Les controverses de ces dernières années relativement aux cas de Robert-Guy Scully et de Normand Lester, tout comme celui du journaliste Claude Beauchamp qui oeuvre au sein du Conseil de l'unité canadienne mais demeure néanmoins en ondes, ont de nouveau alimenté la suspicion envers la Société d'État. À tout cela, il faut ajouter le fait que ceux qui se retrouvent à la tête de la SRC-CBC y arrivent grâce à des nominations partisanes du premier ministre canadien.

Sans y voir la "preuve" de la partialité des journalistes de la SRC, convenons qu'il y a de quoi alimenter la suspicion d'un candidat et de militants dont le credo est la souveraineté du Québec, laquelle menace l'unité nationale du Canada.

Au service d'un débat public de qualité

Le métier de journaliste est simplement d'informer le public, le mieux possible. Cela renvoie à des normes professionnelles tel servir l'intérêt public et diffuser la vérité avec rigueur, exactitude, impartialité, équité et intégrité. Cela demande bien entendu une certaine modestie puisque le journaliste doit demeurer en retrait sans s'effacer pour autant. Cela peut devenir difficile dans un contexte où le star system s'étend jusque dans les entreprises de presse qui cherchent à amplifier la notoriété de leurs journalistes pour en tirer un avantage commercial.

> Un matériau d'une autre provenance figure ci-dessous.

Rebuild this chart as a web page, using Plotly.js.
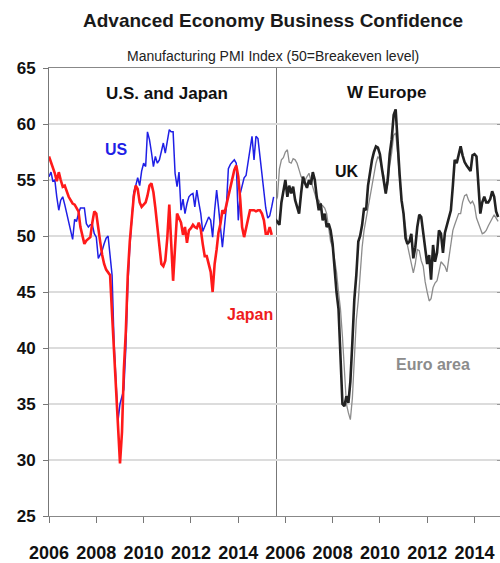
<!DOCTYPE html>
<html>
<head>
<meta charset="utf-8">
<script src="https://cdn.plot.ly/plotly-3.0.1.min.js"></script>
<style>html,body{margin:0;padding:0;background:#fff}#chart{width:500px;height:563px}</style>
</head>
<body>
<div id="chart"></div>
<script>
// ---- Data (monthly manufacturing PMI) ----
const usJapanStart = '2006-01';
const europeStart = '2005-08';

const usValues = [
55.3,55.7,54.9,55.0,53.5,52.3,53.2,53.5,52.8,52.0,
51.1,50.3,49.7,51.5,51.3,52.0,52.5,52.5,52.5,51.1,
50.8,51.0,51.0,50.2,49.9,48.0,48.3,48.7,49.3,49.8,
50.0,48.5,46.5,40.5,37.5,33.5,35.0,35.8,36.3,40.0,
45.5,49.0,51.5,53.9,54.5,55.2,54.5,55.8,56.5,56.2,
59.3,58.6,57.5,56.2,57.1,56.5,56.8,57.7,58.3,57.4,
58.3,59.5,59.3,59.3,55.6,54.4,55.7,52.3,53.3,52.0,
52.9,53.5,53.7,53.8,52.6,54.1,53.0,52.0,50.4,50.8,
51.2,51.7,51.4,49.9,52.3,54.1,52.6,50.8,49.0,50.8,
52.6,56.0,56.4,56.6,56.8,56.5,51.4,53.8,54.6,55.2,
55.4,56.5,57.5,58.9,56.8,58.9,58.7,57.0,55.3,53.5,
52.5,51.6,51.8,52.6,53.5];

const japanValues = [
57.1,56.6,56.0,55.6,54.9,55.7,55.0,54.4,54.5,53.9,
53.5,53.2,52.9,52.8,52.5,52.2,50.8,50.0,49.3,49.6,
49.8,49.9,51.2,52.2,52.0,50.4,49.5,48.3,47.5,47.0,
46.7,46.5,43.0,39.5,36.5,32.0,29.7,32.5,38.0,41.5,
46.5,49.5,51.7,53.5,54.5,54.2,53.0,52.6,52.8,53.0,
53.6,54.5,54.7,53.9,52.5,51.0,49.0,47.5,47.3,47.8,
49.8,52.8,49.5,46.0,49.0,52.0,51.6,51.2,50.1,50.8,
49.4,50.5,50.7,51.0,50.8,50.7,51.2,50.6,49.3,48.2,
48.2,47.4,46.8,45.0,47.5,48.8,50.3,51.1,52.3,52.0,
52.8,53.6,54.4,55.3,55.9,56.3,55.3,53.2,50.8,49.9,
50.8,51.7,52.3,52.3,52.3,52.2,52.3,52.3,52.0,51.4,
50.2,50.2,50.8,50.1];

const ukValues = [
51.5,51.2,51.0,53.0,54.1,55.0,53.5,54.5,53.8,54.4,
53.2,52.6,52.0,53.8,55.3,54.7,54.3,55.0,54.6,55.7,
55.0,53.5,52.3,52.9,51.4,52.0,50.8,51.1,50.5,49.3,
47.0,45.0,43.5,39.0,35.0,34.8,35.7,35.1,37.0,40.5,
44.3,46.5,49.5,50.0,51.0,52.5,52.3,54.5,55.8,56.8,
57.5,58.0,57.9,57.3,56.0,54.8,53.8,55.0,57.3,58.6,
60.8,61.3,58.0,55.5,53.2,52.0,49.8,49.3,49.5,50.2,
48.0,49.0,50.8,51.9,51.7,50.3,48.5,47.5,48.3,46.1,
49.2,47.7,48.5,50.5,50.2,48.5,50.3,51.0,51.5,52.3,
54.5,56.8,56.5,57.4,58.0,57.2,56.6,56.3,56.0,55.8,
57.2,57.3,57.1,54.7,52.0,53.0,53.5,53.0,53.0,53.3,
54.0,53.5,52.2,51.7];

const euroValues = [
53.0,53.5,56.0,56.8,57.0,57.5,57.7,56.6,56.5,56.9,
56.8,56.5,55.9,55.3,55.1,55.0,55.3,55.6,54.9,54.3,
53.6,53.2,53.2,52.8,52.7,52.5,52.0,50.8,49.5,49.0,
48.0,46.8,45.0,43.5,41.0,38.5,35.0,34.2,33.6,35.5,
39.0,42.5,44.3,46.8,49.0,50.5,51.5,52.8,53.8,54.7,
55.6,56.5,57.1,56.8,56.0,55.4,53.8,54.6,56.3,57.4,
59.0,59.2,57.4,55.0,53.0,52.0,50.8,49.2,48.3,47.5,
46.7,47.5,48.8,48.7,47.8,47.3,45.9,45.0,44.2,44.4,
45.4,45.8,46.0,46.8,47.7,47.5,47.3,46.8,48.0,49.5,
50.5,51.0,51.5,52.0,52.0,53.0,53.6,53.7,53.2,52.9,
53.1,52.7,51.6,51.1,50.6,50.2,50.3,50.5,50.9,51.2,
51.6,51.9,51.6,51.3];

const tickYears = ['2006','2008','2010','2012','2014'];
const yTicks = [25,30,35,40,45,50,55,60,65];

// ---- helpers ----
function monthly(start, n) {
  const [y, m] = start.split('-').map(Number);
  const out = [];
  for (let i = 0; i < n; i++) {
    const t = y * 12 + (m - 1) + i;
    out.push(Math.floor(t / 12) + '-' + String(t % 12 + 1).padStart(2, '0') + '-01');
  }
  return out;
}
const FONT = '"Liberation Sans", Arial, sans-serif';
const tickVals = tickYears.map(y => y + '-01-01');

const traces = [
  {x: monthly(usJapanStart, usValues.length), y: usValues, xaxis: 'x', yaxis: 'y',
   type: 'scatter', mode: 'lines', name: 'US', line: {color: '#1f1fe6', width: 1.5}},
  {x: monthly(usJapanStart, japanValues.length), y: japanValues, xaxis: 'x', yaxis: 'y',
   type: 'scatter', mode: 'lines', name: 'Japan', line: {color: '#ff1a1a', width: 2.6}},
  {x: monthly(europeStart, euroValues.length), y: euroValues, xaxis: 'x2', yaxis: 'y2',
   type: 'scatter', mode: 'lines', name: 'Euro area', line: {color: '#8c8c8c', width: 1.3}},
  {x: monthly(europeStart, ukValues.length), y: ukValues, xaxis: 'x2', yaxis: 'y2',
   type: 'scatter', mode: 'lines', name: 'UK', line: {color: '#222222', width: 2.6}}
];

const xCommon = {
  type: 'date', tickvals: tickVals, ticktext: tickYears, tickangle: 0,
  ticks: 'outside', ticklen: 6, tickcolor: '#777', tickwidth: 1,
  showline: true, linecolor: '#888', linewidth: 1, mirror: true,
  showgrid: false, zeroline: false, ticklabelstandoff: 14,
  tickfont: {family: FONT, size: 18, color: '#111', weight: 'bold'}
};
const D = 0.504;

const layout = {
  width: 500, height: 563,
  margin: {l: 49, r: 0, t: 68, b: 47},
  paper_bgcolor: '#fff', plot_bgcolor: '#fff',
  showlegend: false,
  font: {family: FONT, color: '#111'},
  xaxis: Object.assign({}, xCommon, {domain: [0, D], anchor: 'y', range: ['2006-01-01', '2015-08-11']}),
  xaxis2: Object.assign({}, xCommon, {domain: [D, 1], anchor: 'y2', range: ['2005-08-14', '2015-01-30']}),
  yaxis: {
    range: [25, 65], tickvals: yTicks, anchor: 'x',
    showgrid: true, gridcolor: '#dcdcdc', gridwidth: 1.5,
    showline: true, linecolor: '#777', linewidth: 1, mirror: true,
    ticks: 'outside', ticklen: 5, tickcolor: '#777',
    zeroline: false, ticklabelstandoff: 4,
    tickfont: {family: FONT, size: 17, color: '#111', weight: 'bold'}
  },
  yaxis2: {
    range: [25, 65], tickvals: yTicks, anchor: 'x2', side: 'right',
    showgrid: true, gridcolor: '#dcdcdc', gridwidth: 1.5,
    showline: false, ticks: 'inside', ticklen: 3, tickcolor: '#999',
    showticklabels: false, zeroline: false
  },
  annotations: [
    {text: 'Advanced Economy Business Confidence', xref: 'paper', yref: 'paper', x: 0.497, y: 1.107,
     showarrow: false, xanchor: 'center', yanchor: 'middle',
     font: {family: FONT, size: 19, color: '#1a1a1a', weight: 'bold'}},
    {text: 'Manufacturing PMI Index (50=Breakeven level)', xref: 'paper', yref: 'paper', x: 0.497, y: 1.027,
     showarrow: false, xanchor: 'center', yanchor: 'middle',
     font: {family: FONT, size: 14, color: '#222'}},
    {text: 'U.S. and Japan', xref: 'paper', yref: 'paper', x: 0.2616, y: 0.942,
     showarrow: false, xanchor: 'center', yanchor: 'middle',
     font: {family: FONT, size: 17, color: '#111', weight: 'bold'}},
    {text: 'W Europe', xref: 'paper', yref: 'paper', x: 0.749, y: 0.946,
     showarrow: false, xanchor: 'center', yanchor: 'middle',
     font: {family: FONT, size: 17, color: '#111', weight: 'bold'}},
    {text: 'US', xref: 'paper', yref: 'paper', x: 0.1486, y: 0.819,
     showarrow: false, xanchor: 'center', yanchor: 'middle',
     font: {family: FONT, size: 16, color: '#1f1fe6', weight: 'bold'}},
    {text: 'Japan', xref: 'paper', yref: 'paper', x: 0.4457, y: 0.4487,
     showarrow: false, xanchor: 'center', yanchor: 'middle',
     font: {family: FONT, size: 16, color: '#ee1c1c', weight: 'bold'}},
    {text: 'UK', xref: 'paper', yref: 'paper', x: 0.6608, y: 0.768,
     showarrow: false, xanchor: 'center', yanchor: 'middle',
     font: {family: FONT, size: 16, color: '#111', weight: 'bold'}},
    {text: 'Euro area', xref: 'paper', yref: 'paper', x: 0.8514, y: 0.339,
     showarrow: false, xanchor: 'center', yanchor: 'middle',
     font: {family: FONT, size: 16, color: '#8c8c8c', weight: 'bold'}}
  ]
};

Plotly.newPlot('chart', traces, layout, {displayModeBar: false, staticPlot: true});
</script>
</body>
</html>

Pour ceux que cela séduit, la tentation est grande de se substituer aux acteurs politiques.

Les journalistes ont toujours été l'objet de critiques et le seront toujours. Au lieu d'y voir fatalement une confirmation de la qualité de leur travail, et refuser du même coup une certaine autocritique, il y aurait lieu d'en profiter pour se questionner sur leur capacité d'alimenter un débat public de qualité.

Il ne faut pas chercher à faire dévier le débat, pour mieux l'étouffer, en prétendant que cela remet en cause le rôle des journalistes en démocratie. En réalité, cela met surtout en cause leur capacité d'échapper aux stratégies des politiciens en se donnant enfin les ressources qui leur permettront de les questionner de façon substantielle pour les forcer à rendre des comptes sur des enjeux et des problèmes réellement importants.

Dans ces conditions, les journalistes pourront résister de façon utile aux stratégies de "manipulation" de leurs sources et en tirer la certitude d'être critiqués pour de bonnes raisons professionnelles.


Docteur en science politique, l'auteur est expert en éthique du journalisme et professeur au département de communication de l'Université d'Ottawa.